É uma geografia (que se faz história, antropologia) distante, que a literatura europeia sempre tratou de forma diferente (que levou, aliás, Edward Said a afirmar, em "Orientalismo", que o Oriente, em certa medida, é uma invenção literária do Ocidente), fosse em livros de viagem ou de ficção. Lemos a China em Somerset Maugham (ficção e não-ficção), em Antonio Colinas ("La Simiente Enterrada, Un Viaje a China"), em Santiago Gamboa ("Todo Pekín") e percebemos que o fascínio permanece e vem de partes diversas.

A Índia continua a ser um mosaico imenso de exotismo, a que a literatura vai levantando o véu. V.S. Naipaul deu-nos uma trilogia, sem romantismos, "An Area of Darkness", "A Wounded Civilization" e "A Million Mutinies Now" e Sukutu Mehta guia-nos pela "cidade máxima" que é "Bombaim Maximum City: Bombay Lost and Found".

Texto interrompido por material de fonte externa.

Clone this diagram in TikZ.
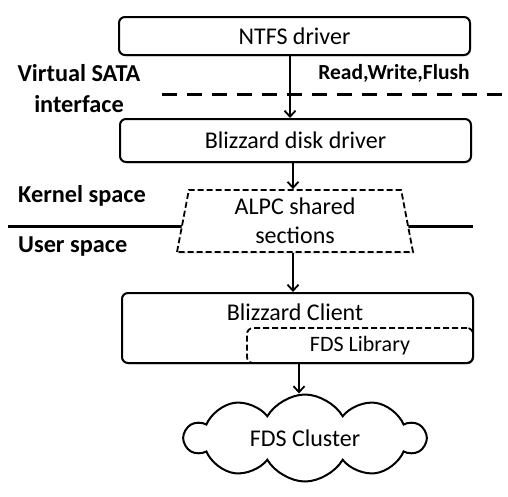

África ainda é uma quinta no Quénia tal como Karen Blixen descreve em "África Minha", mas é também "Deus, o Diabo e a Aventura", de Javier Reverte (que dedicou uma trilogia ao continente, não traduzida em português) na Etiópia do século XVII na senda de um jesuíta, e o "Rio de Sangue", de Tim Butcher, que volta ao Congo onde passaram Stanley e Livingstone, para encontrar o "coração das trevas". E o jornalista australiano Alan Moorehead também andou a seguir as pisadas dos exploradores do século XIX, desta feita em torno do Nilo, e deixou-nos "The White Nile" e "The Blue Nile", como viagens de (re)descoberta e metáfora da fuga.

E subindo para Norte, o Cairo mereceu uma trilogia ("Trilogia do Cairo"), de Naguib Mahfou, que acompanha a cidade entre as duas guerras mundiais. Uma cidade em permanente renascimento, diz Max Rodenbeck: em "Cairo, A Cidade Vitoriosa", vai ao tempo dos faraós e mostra que o Cairo nunca perde o fio à meada mesmo que este se encontre nos bazares e bordéis, que Flaubert registou em "Egypt: A sensibility on Tour", reconstituindo a sua passagem pelo país em 1849.

"Aqui, no deserto, encontrara tudo aquilo que procurava e sabia que jamais encontraria o mesmo outra vez."
As palavras são de Wilfred Thesiger, em "Pelos Desertos das Arábias", mas provavelmente ecoam as dos muitos outros que fizeram dos territórios desertos o ponto de partida e chegada. Como Théodore Monod, que afirma ter sido "um dos últimos viajantes sarianos do período do camelo" encontramo-lo em "O Fascínio do Deserto" ou "Os Navegantes do Deserto", por exemplo.